C++中UTF-8, Unicode, GB2312转换及有无BOM相关问题
UTF-8转Unicode
首先,UTF-8和Unicode是有转换关系的,我们假设UTF-8字符串没有BOM。
wstring UTF8toUnicode(const string &input)
{
int state = 0;
unsigned char temp;
wchar_t wc;
wstring wstr;
for (unsigned char c : input)
{
switch (state)
{
case 0:
if (c >> 4 == 14)// 1110
{
temp = c << 4;
state = 1;
break;
}
if (c >> 5 == 6)// 110
{
temp = c >> 3 & 7;// 7dec=111b
wc = temp << 8;
temp = c << 6;
state = 3;
break;
}
if (c >> 7 == 0) // 0
{
wstr += c;
state = 0;
break;
}
throw string("Decode UTF-8 error.");
break;
case 1: // 1110 xxxx
if (c >> 6 == 2) //10
{
temp |= c >> 2 & 0xf;
wc = temp << 8;
temp = c << 6;
state = 2;
}
else
throw string("Decode UTF-8 error.");
break;
case 2: // 1110 xxxx 10xx xxxx
if (c >> 6 == 2) //10
{
temp |= c & 0x3F;
wc |= temp;
wstr += wc;
state = 0;
}
else
throw string("Decode UTF-8 error.");
break;
case 3: // 110x xxxx
if (c >> 6 == 2) //10
{
temp |= (c & 0x3F);
wc |= temp;
wstr += wc;
state = 0;
}
else
throw string("Decode UTF-8 error.");
break;
}
}
return wstr;
}
函数返回wstring格式的Unicode字符串。如果编码不正确会抛出异常。
Unicode转GB2312
有些人提供的方法还要自己准备编码表,实在麻烦。Windows本就已经提供了API的。
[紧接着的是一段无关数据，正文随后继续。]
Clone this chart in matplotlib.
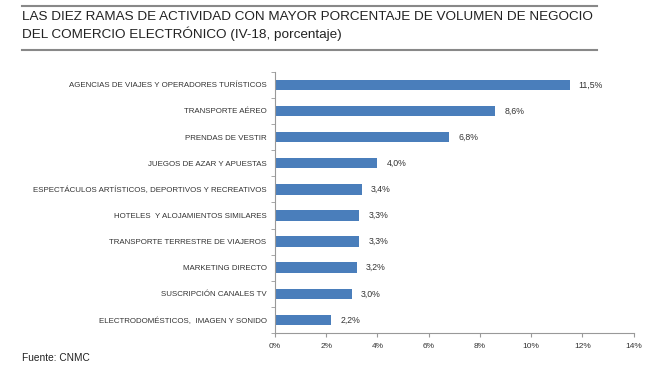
import matplotlib as mpl
import matplotlib.pyplot as plt
from matplotlib.lines import Line2D
from matplotlib.ticker import FuncFormatter

mpl.rc('font', family=['Liberation Sans', 'DejaVu Sans'])

categorias = [
    'AGENCIAS DE VIAJES Y OPERADORES TURÍSTICOS',
    'TRANSPORTE AÉREO',
    'PRENDAS DE VESTIR',
    'JUEGOS DE AZAR Y APUESTAS',
    'ESPECTÁCULOS ARTÍSTICOS, DEPORTIVOS Y RECREATIVOS',
    'HOTELES  Y ALOJAMIENTOS SIMILARES',
    'TRANSPORTE TERRESTRE DE VIAJEROS',
    'MARKETING DIRECTO',
    'SUSCRIPCIÓN CANALES TV',
    'ELECTRODOMÉSTICOS,  IMAGEN Y SONIDO',
]
porcentajes = [11.5, 8.6, 6.8, 4.0, 3.4, 3.3, 3.3, 3.2, 3.0, 2.2]
xticks = [0, 2, 4, 6, 8, 10, 12, 14]

bar_color = '#4a7ebb'
axis_color = '#999999'
text_color = '#333333'

fig = plt.figure(figsize=(6.72, 3.78), dpi=100)
ax = fig.add_axes([0.409, 0.119, 0.534, 0.691])

pos = list(range(len(categorias)))
ax.barh(pos, porcentajes, height=0.4, color=bar_color)
for p, v in zip(pos, porcentajes):
    ax.text(v + 0.35, p, ('%.1f%%' % v).replace('.', ','), va='center',
            ha='left', fontsize=6.3, color=text_color)

ax.set_ylim(len(categorias) - 0.5, -0.5)
ax.set_xlim(0, 14)
ax.set_xticks(xticks)
ax.xaxis.set_major_formatter(FuncFormatter(lambda x, _: '%d%%' % x))
ax.set_yticks(pos)
ax.set_yticklabels(categorias, fontsize=5.7, color=text_color)
ax.set_yticks([p + 0.5 for p in [-1] + pos], minor=True)
ax.tick_params(axis='y', which='major', length=0, pad=6)
ax.tick_params(axis='y', which='minor', length=3, color=axis_color, direction='out')
ax.tick_params(axis='x', length=3, color=axis_color, labelsize=6,
               labelcolor=text_color, pad=4)

for side in ['top', 'right']:
    ax.spines[side].set_visible(False)
for side in ['left', 'bottom']:
    ax.spines[side].set_color(axis_color)

# cabecera con lineas grises
fig.add_artist(Line2D([22 / 672, 597 / 672], [1 - 6 / 378, 1 - 6 / 378],
                      color='#888888', lw=1.5))
fig.add_artist(Line2D([22 / 672, 597 / 672], [1 - 50 / 378, 1 - 50 / 378],
                      color='#888888', lw=1.5))
fig.text(22 / 672, 1 - 17 / 378,
         'LAS DIEZ RAMAS DE ACTIVIDAD CON MAYOR PORCENTAJE DE VOLUMEN DE NEGOCIO',
         fontsize=9.7, color='#222222', va='center')
fig.text(22 / 672, 1 - 34 / 378,
         'DEL COMERCIO ELECTRÓNICO (IV-18, porcentaje)',
         fontsize=9.7, color='#222222', va='center')
fig.text(22 / 672, 1 - 358 / 378, 'Fuente: CNMC', fontsize=7.3,
         color='#222222', va='center')

plt.savefig('out.png', dpi=100, facecolor='w')
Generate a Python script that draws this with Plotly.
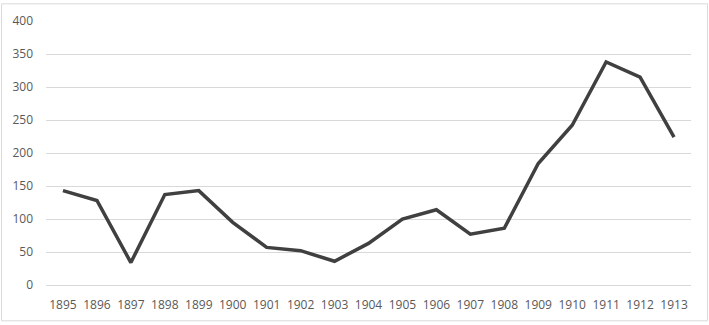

string Unicode2GBK(const wstring &input)
{
int nLen = (int)input.length();
DWORD num = WideCharToMultiByte(CP_ACP, 0, (LPCWSTR)input.c_str(), -1, NULL, 0, NULL, 0);
string str(num, ' ');
int nResult = WideCharToMultiByte(CP_ACP, 0, (LPCWSTR)input.c_str(), nLen, (LPSTR)str.c_str(), num, NULL, NULL);
return str;
}
关于UTF-8的BOM
UTF-8字符串有时会在前面附上BOM,但有时既没有提供编码方式也没有BOM,这时可以采用试解码的方式解决。直接调用UTF8toUnicode函数,若抛出异常则说明不是UTF-8编码,若没有异常则说明解码正确。
笔者采用此方法在解码eml文件时效果良好。